_Written task_: Please transcribe the data that follows without the pictures, keeping every word the same.

(Rows from a dataset of charts and code)

------------------------------------------------------------

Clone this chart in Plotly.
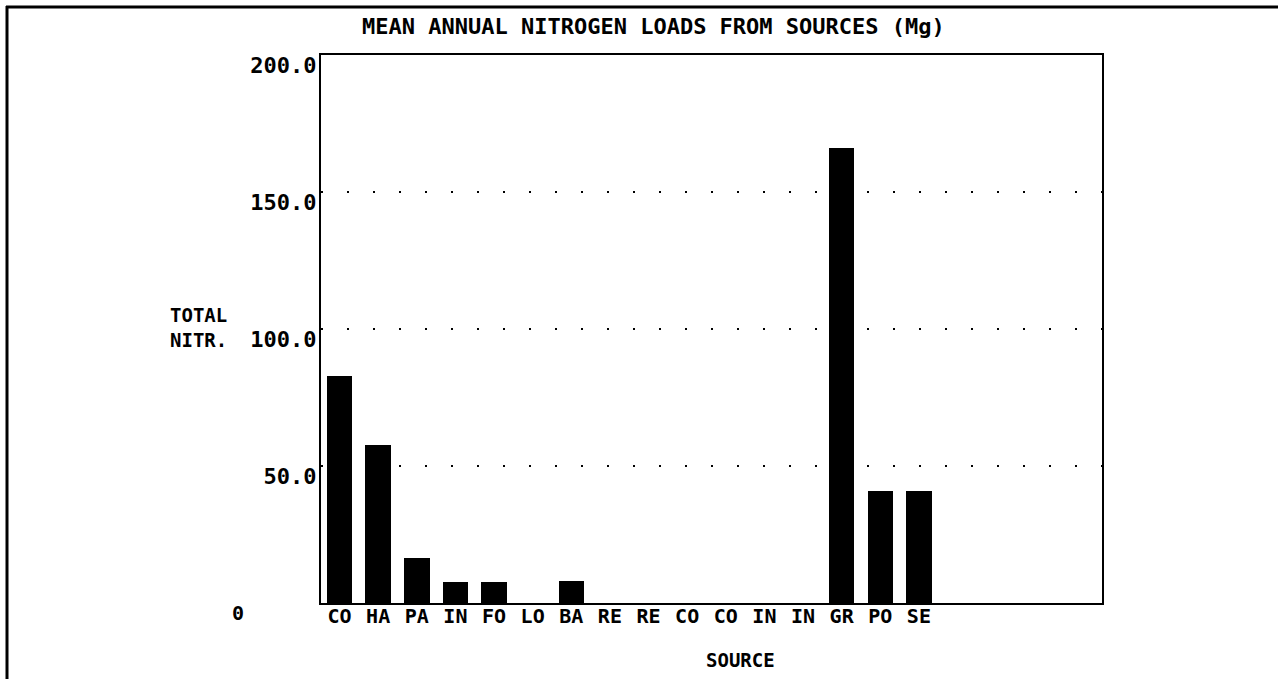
import plotly.graph_objects as go

categories = ["CO", "HA", "PA", "IN", "FO", "LO", "BA", "RE", "RE",
              "CO", "CO", "IN", "IN", "GR", "PO", "SE"]
values = [82.8, 57.6, 16.3, 7.8, 7.7, 0.0, 8.0, 0.0, 0.0,
          0.0, 0.0, 0.0, 0.0, 166.2, 41.0, 41.0]
y_tickvals = [50, 100, 150, 200]
y_ticktext = ["50.0", "100.0", "150.0", "200.0"]

W, H = 1278, 679
L, R, T, B = 321, 1102, 55, 603
pw, ph = R - L, B - T

def px(x):
    return (x - L) / pw

def py(y):
    return (B - y) / ph

FONT = "DejaVu Sans Mono"
xs = list(range(len(categories)))

fig = go.Figure()
fig.add_trace(go.Bar(
    x=xs, y=values, width=0.66,
    marker=dict(color="black", line=dict(width=0)),
    showlegend=False,
))

fig.update_layout(
    width=W, height=H,
    margin=dict(l=L, r=W - R, t=T, b=H - B, pad=0),
    plot_bgcolor="white", paper_bgcolor="white",
    font=dict(family=FONT, color="black", size=20, weight="bold"),
    bargap=0,
)
fig.update_xaxes(
    range=[-0.48, 19.74],
    tickvals=xs, ticktext=categories,
    showgrid=False, zeroline=False,
    showline=True, linecolor="black", linewidth=2, mirror=True,
    ticks="", ticklabelstandoff=-6,
    tickfont=dict(family=FONT, size=20, weight="bold"),
)
fig.update_yaxes(
    range=[0, 200],
    tickvals=y_tickvals, ticktext=y_ticktext,
    showgrid=True, gridcolor="black", gridwidth=2, griddash="2px,24px",
    zeroline=False,
    showline=True, linecolor="black", linewidth=2, mirror=True,
    ticks="", ticklabelshift=10, ticklabelstandoff=-2,
    tickfont=dict(family=FONT, size=22, weight="bold"),
)

ann_font = dict(family=FONT, weight="bold", color="black")
fig.add_annotation(text="MEAN ANNUAL NITROGEN LOADS FROM SOURCES (Mg)",
                   x=px(653), y=py(27), xref="paper", yref="paper",
                   xanchor="center", yanchor="middle",
                   showarrow=False, font=dict(size=22, **ann_font))
fig.add_annotation(text="TOTAL<br>NITR.", x=px(168), y=py(327),
                   xref="paper", yref="paper", xanchor="left", yanchor="middle",
                   align="left", showarrow=False, font=dict(size=19, **ann_font))
fig.add_annotation(text="0", x=px(238), y=py(613), xref="paper", yref="paper",
                   xanchor="center", yanchor="middle",
                   showarrow=False, font=dict(size=20, **ann_font))
fig.add_annotation(text="SOURCE", x=px(740), y=py(660), xref="paper", yref="paper",
                   xanchor="center", yanchor="middle",
                   showarrow=False, font=dict(size=19, **ann_font))

# outer frame lines (top and left)
fig.add_shape(type="line", xref="paper", yref="paper",
              x0=px(6), x1=px(1290), y0=py(7), y1=py(7),
              line=dict(color="black", width=3))
fig.add_shape(type="line", xref="paper", yref="paper",
              x0=px(7), x1=px(7), y0=py(6), y1=py(690),
              line=dict(color="black", width=3))

fig.write_html("out.html", config={"displayModeBar": False},
               post_script="document.body.style.margin='0';")
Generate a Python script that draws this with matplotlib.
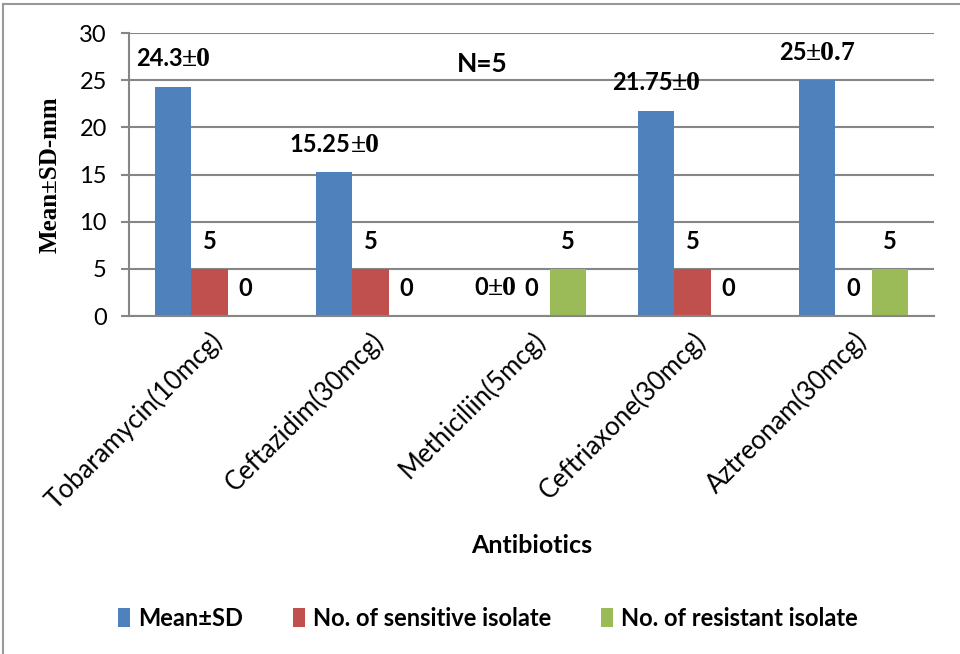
import numpy as np
import matplotlib
matplotlib.use("Agg")
import matplotlib.pyplot as plt
from matplotlib.lines import Line2D
from matplotlib.offsetbox import TextArea, HPacker, AnnotationBbox

antibiotics = ["Tobaramycin(10mcg)", "Ceftazidim(30mcg)", "Methiciliin(5mcg)",
               "Ceftriaxone(30mcg)", "Aztreonam(30mcg)"]
mean_mm = [24.3, 15.25, 0, 21.75, 25]
mean_labels = ["24.3\u00b10", "15.25\u00b10", "0\u00b10", "21.75\u00b10", "25\u00b10.7"]
sensitive = [5, 5, 0, 5, 0]
resistant = [0, 0, 5, 0, 5]
series_names = ["Mean\u00b1SD", "No. of sensitive isolate", "No. of resistant isolate"]
colors = ["#4F81BD", "#C0504D", "#9BBB59"]

plt.rcParams['font.family'] = ['Lato', 'DejaVu Sans']

fig = plt.figure(figsize=(9.6, 6.54), dpi=100)
ax = fig.add_axes([129/960, 1 - 316/654, 805/960, 283/654])

x = np.arange(len(antibiotics))
w = 0.224
grey = "#868686"

# figure border (left and top visible in the reference)
fig.add_artist(Line2D([3/960, 3/960], [0, 1 - 4/654], color="#999999", lw=1.5))
fig.add_artist(Line2D([3/960, 1], [1 - 4/654, 1 - 4/654], color="#999999", lw=1.5))

ax.set_axisbelow(True)
ax.yaxis.grid(True, color=grey, lw=1.5)
ax.set_ylim(0, 30)
ax.set_xlim(-0.5, len(antibiotics) - 0.5)
ax.set_yticks(range(0, 31, 5))

sans = {"fontsize": 17, "fontweight": "bold", "family": ["Lato", "DejaVu Sans"]}
serif = {"fontsize": 20, "fontweight": "bold", "family": "Liberation Serif"}

groups = [mean_mm, sensitive, resistant]
for i, (vals, c) in enumerate(zip(groups, colors)):
    bars = ax.bar(x + (i - 1) * w, vals, w, color=c, label=series_names[i])
    for j, b in enumerate(bars):
        xy = (b.get_x() + b.get_width() / 2, b.get_height())
        if i == 0:
            # number in sans, the "±sd" part in a serif face like the original
            num, sd = mean_labels[j].split("\u00b1")
            box = HPacker(children=[TextArea(num, textprops=sans),
                                    TextArea("\u00b1" + sd, textprops=serif)],
                          pad=0, sep=0, align="baseline")
            ax.add_artist(AnnotationBbox(box, xy, xybox=(0, 19.5),
                                         boxcoords="offset points",
                                         frameon=False, box_alignment=(0.5, 0.5)))
        else:
            ax.annotate(str(vals[j]), xy, xytext=(0, 19.5),
                        textcoords="offset points", ha="center", va="center",
                        **sans)

for s in ["top", "right"]:
    ax.spines[s].set_visible(False)
for s in ["left", "bottom"]:
    ax.spines[s].set_color(grey)
    ax.spines[s].set_linewidth(1.5)

ax.tick_params(axis="y", length=6, width=1.5, color=grey, labelsize=17, pad=10)
ax.tick_params(axis="x", length=0, pad=8)
ax.set_xticks(x)
ax.set_xticklabels(antibiotics, rotation=45, ha="right", va="top",
                   rotation_mode="anchor", fontsize=18.5)

ax.set_ylabel("Mean\u00b1SD-mm", family="Liberation Serif", fontweight="bold",
              fontsize=18)
ax.yaxis.set_label_coords(-67/805, 0.5)
ax.set_xlabel("Antibiotics", fontsize=18, fontweight="bold")
ax.xaxis.set_label_coords(0.5, -(534 - 316) / 283)

ax.text(0.4385, 26.7, "N=5", transform=ax.get_yaxis_transform(),
        ha="center", va="center", fontsize=19, fontweight="bold")

ax.legend(loc="center", bbox_to_anchor=(488/960, 1 - 618/654),
          bbox_transform=fig.transFigure, ncol=3, frameon=False,
          prop={"size": 17, "weight": "bold"}, handlelength=0.5,
          handleheight=0.9, handletextpad=0.35, columnspacing=2.1)

fig.savefig("out.png", dpi=100)
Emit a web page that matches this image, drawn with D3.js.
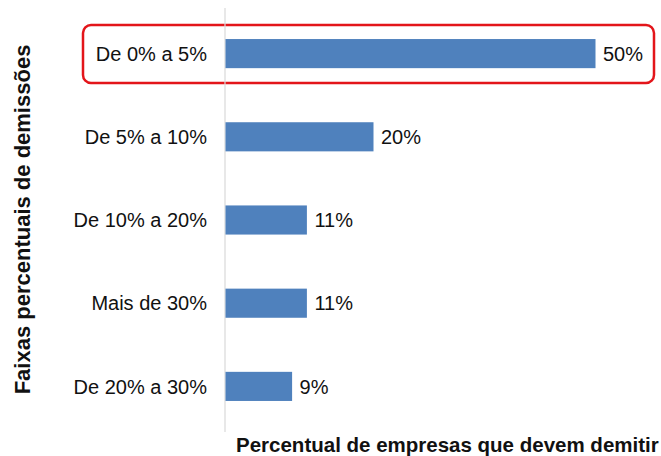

------------------------------------------------------------

_Solution below_:
Clone this chart in Plotly.
import plotly.graph_objects as go

categories = ["CO", "HA", "PA", "IN", "FO", "LO", "BA", "RE", "RE",
              "CO", "CO", "IN", "IN", "GR", "PO", "SE"]
values = [82.8, 57.6, 16.3, 7.8, 7.7, 0.0, 8.0, 0.0, 0.0,
          0.0, 0.0, 0.0, 0.0, 166.2, 41.0, 41.0]
y_tickvals = [50, 100, 150, 200]
y_ticktext = ["50.0", "100.0", "150.0", "200.0"]

W, H = 1278, 679
L, R, T, B = 321, 1102, 55, 603
pw, ph = R - L, B - T

def px(x):
    return (x - L) / pw

def py(y):
    return (B - y) / ph

FONT = "DejaVu Sans Mono"
xs = list(range(len(categories)))

fig = go.Figure()
fig.add_trace(go.Bar(
    x=xs, y=values, width=0.66,
    marker=dict(color="black", line=dict(width=0)),
    showlegend=False,
))

fig.update_layout(
    width=W, height=H,
    margin=dict(l=L, r=W - R, t=T, b=H - B, pad=0),
    plot_bgcolor="white", paper_bgcolor="white",
    font=dict(family=FONT, color="black", size=20, weight="bold"),
    bargap=0,
)
fig.update_xaxes(
    range=[-0.48, 19.74],
    tickvals=xs, ticktext=categories,
    showgrid=False, zeroline=False,
    showline=True, linecolor="black", linewidth=2, mirror=True,
    ticks="", ticklabelstandoff=-6,
    tickfont=dict(family=FONT, size=20, weight="bold"),
)
fig.update_yaxes(
    range=[0, 200],
    tickvals=y_tickvals, ticktext=y_ticktext,
    showgrid=True, gridcolor="black", gridwidth=2, griddash="2px,24px",
    zeroline=False,
    showline=True, linecolor="black", linewidth=2, mirror=True,
    ticks="", ticklabelshift=10, ticklabelstandoff=-2,
    tickfont=dict(family=FONT, size=22, weight="bold"),
)

ann_font = dict(family=FONT, weight="bold", color="black")
fig.add_annotation(text="MEAN ANNUAL NITROGEN LOADS FROM SOURCES (Mg)",
                   x=px(653), y=py(27), xref="paper", yref="paper",
                   xanchor="center", yanchor="middle",
                   showarrow=False, font=dict(size=22, **ann_font))
fig.add_annotation(text="TOTAL<br>NITR.", x=px(168), y=py(327),
                   xref="paper", yref="paper", xanchor="left", yanchor="middle",
                   align="left", showarrow=False, font=dict(size=19, **ann_font))
fig.add_annotation(text="0", x=px(238), y=py(613), xref="paper", yref="paper",
                   xanchor="center", yanchor="middle",
                   showarrow=False, font=dict(size=20, **ann_font))
fig.add_annotation(text="SOURCE", x=px(740), y=py(660), xref="paper", yref="paper",
                   xanchor="center", yanchor="middle",
                   showarrow=False, font=dict(size=19, **ann_font))

# outer frame lines (top and left)
fig.add_shape(type="line", xref="paper", yref="paper",
              x0=px(6), x1=px(1290), y0=py(7), y1=py(7),
              line=dict(color="black", width=3))
fig.add_shape(type="line", xref="paper", yref="paper",
              x0=px(7), x1=px(7), y0=py(6), y1=py(690),
              line=dict(color="black", width=3))

fig.write_html("out.html", config={"displayModeBar": False},
               post_script="document.body.style.margin='0';")
Generate a Python script that draws this with matplotlib.
import numpy as np
import matplotlib
matplotlib.use("Agg")
import matplotlib.pyplot as plt
from matplotlib.lines import Line2D
from matplotlib.offsetbox import TextArea, HPacker, AnnotationBbox

antibiotics = ["Tobaramycin(10mcg)", "Ceftazidim(30mcg)", "Methiciliin(5mcg)",
               "Ceftriaxone(30mcg)", "Aztreonam(30mcg)"]
mean_mm = [24.3, 15.25, 0, 21.75, 25]
mean_labels = ["24.3\u00b10", "15.25\u00b10", "0\u00b10", "21.75\u00b10", "25\u00b10.7"]
sensitive = [5, 5, 0, 5, 0]
resistant = [0, 0, 5, 0, 5]
series_names = ["Mean\u00b1SD", "No. of sensitive isolate", "No. of resistant isolate"]
colors = ["#4F81BD", "#C0504D", "#9BBB59"]

plt.rcParams['font.family'] = ['Lato', 'DejaVu Sans']

fig = plt.figure(figsize=(9.6, 6.54), dpi=100)
ax = fig.add_axes([129/960, 1 - 316/654, 805/960, 283/654])

x = np.arange(len(antibiotics))
w = 0.224
grey = "#868686"

# figure border (left and top visible in the reference)
fig.add_artist(Line2D([3/960, 3/960], [0, 1 - 4/654], color="#999999", lw=1.5))
fig.add_artist(Line2D([3/960, 1], [1 - 4/654, 1 - 4/654], color="#999999", lw=1.5))

ax.set_axisbelow(True)
ax.yaxis.grid(True, color=grey, lw=1.5)
ax.set_ylim(0, 30)
ax.set_xlim(-0.5, len(antibiotics) - 0.5)
ax.set_yticks(range(0, 31, 5))

sans = {"fontsize": 17, "fontweight": "bold", "family": ["Lato", "DejaVu Sans"]}
serif = {"fontsize": 20, "fontweight": "bold", "family": "Liberation Serif"}

groups = [mean_mm, sensitive, resistant]
for i, (vals, c) in enumerate(zip(groups, colors)):
    bars = ax.bar(x + (i - 1) * w, vals, w, color=c, label=series_names[i])
    for j, b in enumerate(bars):
        xy = (b.get_x() + b.get_width() / 2, b.get_height())
        if i == 0:
            # number in sans, the "±sd" part in a serif face like the original
            num, sd = mean_labels[j].split("\u00b1")
            box = HPacker(children=[TextArea(num, textprops=sans),
                                    TextArea("\u00b1" + sd, textprops=serif)],
                          pad=0, sep=0, align="baseline")
            ax.add_artist(AnnotationBbox(box, xy, xybox=(0, 19.5),
                                         boxcoords="offset points",
                                         frameon=False, box_alignment=(0.5, 0.5)))
        else:
            ax.annotate(str(vals[j]), xy, xytext=(0, 19.5),
                        textcoords="offset points", ha="center", va="center",
                        **sans)

for s in ["top", "right"]:
    ax.spines[s].set_visible(False)
for s in ["left", "bottom"]:
    ax.spines[s].set_color(grey)
    ax.spines[s].set_linewidth(1.5)

ax.tick_params(axis="y", length=6, width=1.5, color=grey, labelsize=17, pad=10)
ax.tick_params(axis="x", length=0, pad=8)
ax.set_xticks(x)
ax.set_xticklabels(antibiotics, rotation=45, ha="right", va="top",
                   rotation_mode="anchor", fontsize=18.5)

ax.set_ylabel("Mean\u00b1SD-mm", family="Liberation Serif", fontweight="bold",
              fontsize=18)
ax.yaxis.set_label_coords(-67/805, 0.5)
ax.set_xlabel("Antibiotics", fontsize=18, fontweight="bold")
ax.xaxis.set_label_coords(0.5, -(534 - 316) / 283)

ax.text(0.4385, 26.7, "N=5", transform=ax.get_yaxis_transform(),
        ha="center", va="center", fontsize=19, fontweight="bold")

ax.legend(loc="center", bbox_to_anchor=(488/960, 1 - 618/654),
          bbox_transform=fig.transFigure, ncol=3, frameon=False,
          prop={"size": 17, "weight": "bold"}, handlelength=0.5,
          handleheight=0.9, handletextpad=0.35, columnspacing=2.1)

fig.savefig("out.png", dpi=100)
Emit a web page that matches this image, drawn with D3.js.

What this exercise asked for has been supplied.